Di Indonesia, kata “bule” sudah lama digunakan untuk menggambarkan warga negara asing, terutama mereka yang berasal dari Eropa dengan ciri fisik berkulit putih dan berambut pirang. Meskipun sering dianggap sebagai sebutan yang bersifat kasual atau bahkan akrab, banyak orang yang tidak menyadari asal-usul dan konotasi dari istilah ini.
Asal mula kata “bule” sebenarnya cukup sederhana. Kata ini berasal dari bahasa Betawi, yang merupakan salah satu bahasa daerah di Jakarta, ibu kota Indonesia. Dalam bahasa Betawi, “bule” adalah kata yang berarti “albino” atau seseorang yang memiliki kelainan genetik yang mengakibatkan mereka tidak memiliki pigmen pada kulit, rambut, dan mata. Namun, seiring waktu, penggunaan kata ini telah berubah dan berkembang. Kata “bule” kemudian lebih luas digunakan untuk merujuk kepada orang-orang Eropa yang memiliki ciri fisik yang mencolok berbeda dengan kebanyakan orang Indonesia, seperti kulit putih dan rambut pirang atau merah.
Penggunaan kata “bule” meningkat signifikan setelah Indonesia mendapatkan kemerdekaannya pada tahun 1945. Pada masa itu, interaksi antara orang Indonesia dengan warga negara asing, terutama dari Eropa dan Amerika, menjadi lebih sering terjadi, terutama di kota-kota besar seperti Jakarta dan Bali. Orang-orang Indonesia mulai menggunakan kata “bule” tidak hanya untuk mendeskripsikan ciri fisik, tetapi juga sebagai cara untuk mengidentifikasi dan membedakan warga negara asing tersebut dari penduduk lokal.
Meskipun sebutan “bule” umumnya tidak dimaksudkan sebagai istilah yang menghina, pemahaman tentang konotasi yang mungkin ditimbulkan oleh kata ini sangat penting. Dalam beberapa konteks, kata “bule” bisa dianggap kurang sopan atau terlalu informal, terutama jika digunakan dalam situasi yang membutuhkan tingkat kesopanan yang lebih tinggi atau di lingkungan profesional. Oleh karena itu, penggunaan kata ini perlu disesuaikan dengan konteks dan situasi komunikasi.
Dalam konteks sosial yang lebih santai, banyak warga negara asing di Indonesia yang telah menerima dan bahkan mengadopsi istilah “bule” sebagai bagian dari identitas mereka di Indonesia. Bagi banyak warga asing, kata “bule” telah menjadi istilah yang akrab dan menyenangkan, yang menunjukkan penerimaan dan integrasi mereka dalam masyarakat Indonesia.
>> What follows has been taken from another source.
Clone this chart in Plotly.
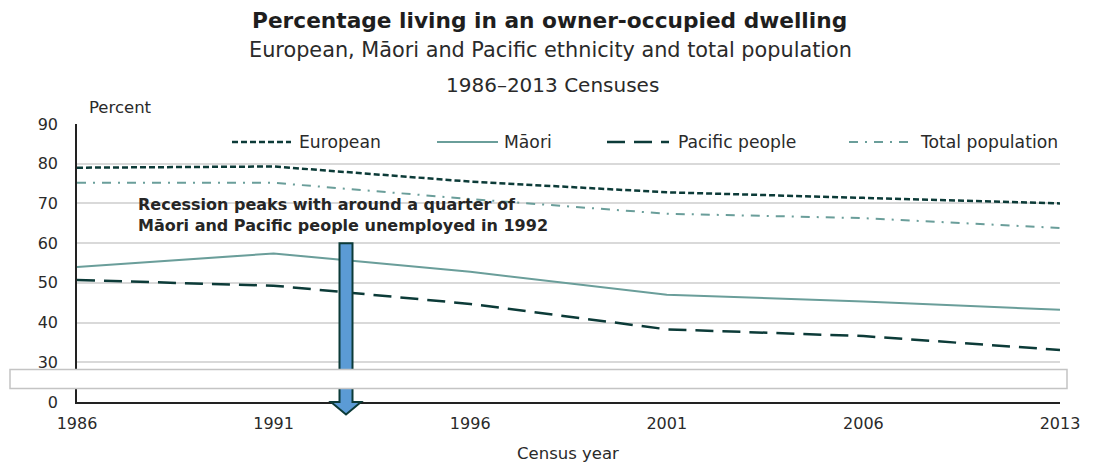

Namun, penting untuk diingat bahwa setiap istilah yang digunakan untuk menggambarkan kelompok orang tertentu bisa memiliki implikasi yang lebih luas. Penggunaan kata “bule” sebaiknya dilakukan dengan mempertimbangkan kepekaan dan keberagaman latar belakang budaya. Masyarakat Indonesia, yang dikenal dengan keramahan dan keberagamannya, terus belajar dan beradaptasi dalam cara berinteraksi dengan warga negara asing, menghargai setiap individu tidak hanya dari ciri fisik, tetapi juga dari kontribusi dan karakter mereka.
Dengan pemahaman yang lebih mendalam tentang asal-usul dan penggunaan kata “bule”, diharapkan interaksi antara warga Indonesia dan warga negara asing dapat terus berlangsung dalam suasana yang saling menghormati dan memperkaya.